INSTRUCTION: Give every line of the data again, unchanged, but with no pictures.

SOURCE MATERIAL:

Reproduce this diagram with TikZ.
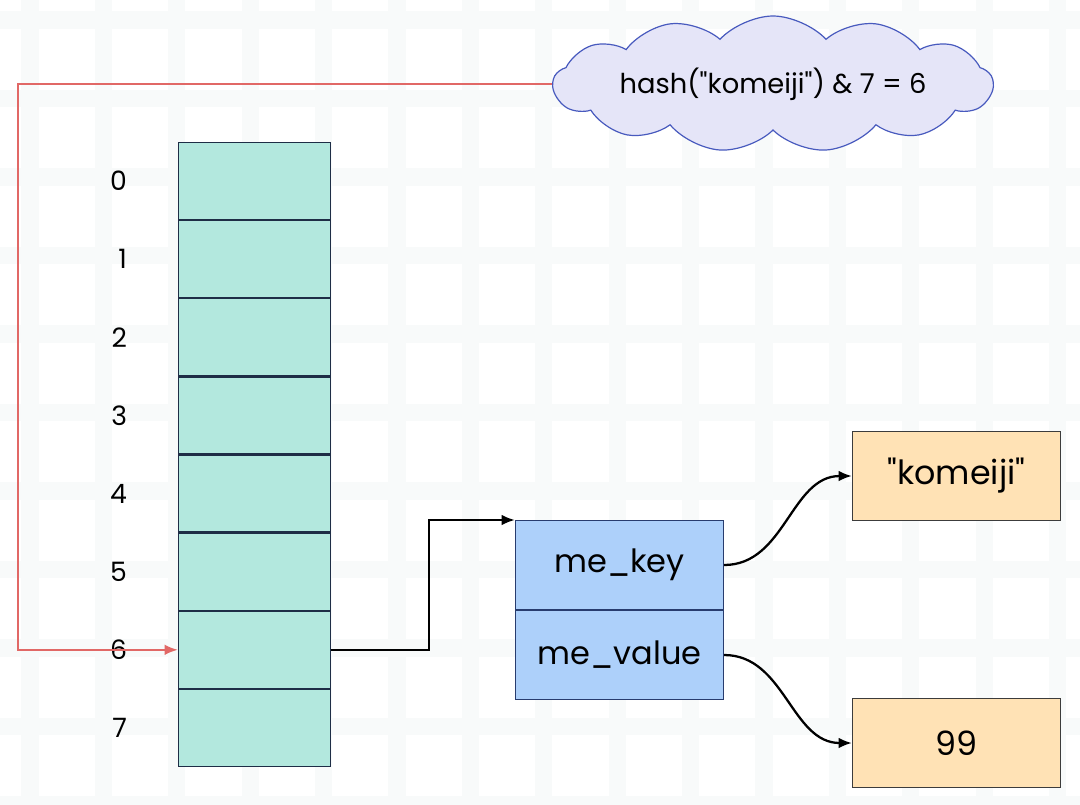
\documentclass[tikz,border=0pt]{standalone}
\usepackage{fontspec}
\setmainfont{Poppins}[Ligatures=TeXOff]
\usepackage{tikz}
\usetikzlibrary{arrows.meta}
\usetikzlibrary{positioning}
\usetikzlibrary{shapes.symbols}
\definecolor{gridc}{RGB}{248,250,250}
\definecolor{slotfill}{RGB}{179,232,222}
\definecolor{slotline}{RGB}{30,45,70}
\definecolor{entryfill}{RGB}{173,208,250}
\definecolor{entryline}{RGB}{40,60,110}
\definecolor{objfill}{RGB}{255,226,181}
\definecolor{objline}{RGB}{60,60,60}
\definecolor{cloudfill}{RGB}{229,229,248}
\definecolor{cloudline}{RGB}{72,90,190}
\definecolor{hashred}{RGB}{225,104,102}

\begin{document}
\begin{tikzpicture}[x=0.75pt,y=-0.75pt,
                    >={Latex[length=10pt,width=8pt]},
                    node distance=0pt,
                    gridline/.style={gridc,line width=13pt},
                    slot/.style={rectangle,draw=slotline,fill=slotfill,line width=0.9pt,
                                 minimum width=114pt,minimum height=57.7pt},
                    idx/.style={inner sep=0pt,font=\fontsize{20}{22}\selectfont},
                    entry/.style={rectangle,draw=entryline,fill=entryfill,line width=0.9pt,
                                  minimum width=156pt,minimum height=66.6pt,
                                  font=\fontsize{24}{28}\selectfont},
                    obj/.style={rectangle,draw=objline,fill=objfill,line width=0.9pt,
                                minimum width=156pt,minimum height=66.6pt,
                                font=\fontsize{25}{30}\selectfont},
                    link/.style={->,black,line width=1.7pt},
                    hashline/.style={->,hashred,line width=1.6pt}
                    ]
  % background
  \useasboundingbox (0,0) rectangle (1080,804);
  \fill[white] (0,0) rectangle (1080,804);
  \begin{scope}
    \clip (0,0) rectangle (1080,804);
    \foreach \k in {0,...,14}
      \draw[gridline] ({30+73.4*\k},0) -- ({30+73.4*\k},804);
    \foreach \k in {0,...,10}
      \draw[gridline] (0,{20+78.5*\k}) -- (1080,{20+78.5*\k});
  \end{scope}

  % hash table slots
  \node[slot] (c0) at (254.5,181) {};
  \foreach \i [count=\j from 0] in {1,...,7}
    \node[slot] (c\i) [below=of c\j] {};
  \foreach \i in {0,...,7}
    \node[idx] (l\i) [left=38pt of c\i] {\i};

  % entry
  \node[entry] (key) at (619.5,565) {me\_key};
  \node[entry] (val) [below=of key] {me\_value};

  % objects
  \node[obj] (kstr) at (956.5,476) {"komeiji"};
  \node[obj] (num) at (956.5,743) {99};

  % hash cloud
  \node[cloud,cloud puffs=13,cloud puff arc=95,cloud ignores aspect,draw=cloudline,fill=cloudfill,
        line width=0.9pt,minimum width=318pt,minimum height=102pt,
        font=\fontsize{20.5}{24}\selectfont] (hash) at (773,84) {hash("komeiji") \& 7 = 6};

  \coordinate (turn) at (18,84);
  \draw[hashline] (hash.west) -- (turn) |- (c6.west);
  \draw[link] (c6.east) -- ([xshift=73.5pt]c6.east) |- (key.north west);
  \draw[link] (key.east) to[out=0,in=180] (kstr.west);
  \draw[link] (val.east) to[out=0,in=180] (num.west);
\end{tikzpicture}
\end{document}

ANSWER:
Reproduce this diagram with TikZ.
\documentclass[tikz,border=0pt]{standalone}
\usepackage{fontspec}
\setmainfont{Poppins}[Ligatures=TeXOff]
\usepackage{tikz}
\usetikzlibrary{arrows.meta}
\usetikzlibrary{positioning}
\usetikzlibrary{shapes.symbols}
\definecolor{gridc}{RGB}{248,250,250}
\definecolor{slotfill}{RGB}{179,232,222}
\definecolor{slotline}{RGB}{30,45,70}
\definecolor{entryfill}{RGB}{173,208,250}
\definecolor{entryline}{RGB}{40,60,110}
\definecolor{objfill}{RGB}{255,226,181}
\definecolor{objline}{RGB}{60,60,60}
\definecolor{cloudfill}{RGB}{229,229,248}
\definecolor{cloudline}{RGB}{72,90,190}
\definecolor{hashred}{RGB}{225,104,102}

\begin{document}
\begin{tikzpicture}[x=0.75pt,y=-0.75pt,
                    >={Latex[length=10pt,width=8pt]},
                    node distance=0pt,
                    gridline/.style={gridc,line width=13pt},
                    slot/.style={rectangle,draw=slotline,fill=slotfill,line width=0.9pt,
                                 minimum width=114pt,minimum height=57.7pt},
                    idx/.style={inner sep=0pt,font=\fontsize{20}{22}\selectfont},
                    entry/.style={rectangle,draw=entryline,fill=entryfill,line width=0.9pt,
                                  minimum width=156pt,minimum height=66.6pt,
                                  font=\fontsize{24}{28}\selectfont},
                    obj/.style={rectangle,draw=objline,fill=objfill,line width=0.9pt,
                                minimum width=156pt,minimum height=66.6pt,
                                font=\fontsize{25}{30}\selectfont},
                    link/.style={->,black,line width=1.7pt},
                    hashline/.style={->,hashred,line width=1.6pt}
                    ]
  % background
  \useasboundingbox (0,0) rectangle (1080,804);
  \fill[white] (0,0) rectangle (1080,804);
  \begin{scope}
    \clip (0,0) rectangle (1080,804);
    \foreach \k in {0,...,14}
      \draw[gridline] ({30+73.4*\k},0) -- ({30+73.4*\k},804);
    \foreach \k in {0,...,10}
      \draw[gridline] (0,{20+78.5*\k}) -- (1080,{20+78.5*\k});
  \end{scope}

  % hash table slots
  \node[slot] (c0) at (254.5,181) {};
  \foreach \i [count=\j from 0] in {1,...,7}
    \node[slot] (c\i) [below=of c\j] {};
  \foreach \i in {0,...,7}
    \node[idx] (l\i) [left=38pt of c\i] {\i};

  % entry
  \node[entry] (key) at (619.5,565) {me\_key};
  \node[entry] (val) [below=of key] {me\_value};

  % objects
  \node[obj] (kstr) at (956.5,476) {"komeiji"};
  \node[obj] (num) at (956.5,743) {99};

  % hash cloud
  \node[cloud,cloud puffs=13,cloud puff arc=95,cloud ignores aspect,draw=cloudline,fill=cloudfill,
        line width=0.9pt,minimum width=318pt,minimum height=102pt,
        font=\fontsize{20.5}{24}\selectfont] (hash) at (773,84) {hash("komeiji") \& 7 = 6};

  \coordinate (turn) at (18,84);
  \draw[hashline] (hash.west) -- (turn) |- (c6.west);
  \draw[link] (c6.east) -- ([xshift=73.5pt]c6.east) |- (key.north west);
  \draw[link] (key.east) to[out=0,in=180] (kstr.west);
  \draw[link] (val.east) to[out=0,in=180] (num.west);
\end{tikzpicture}
\end{document}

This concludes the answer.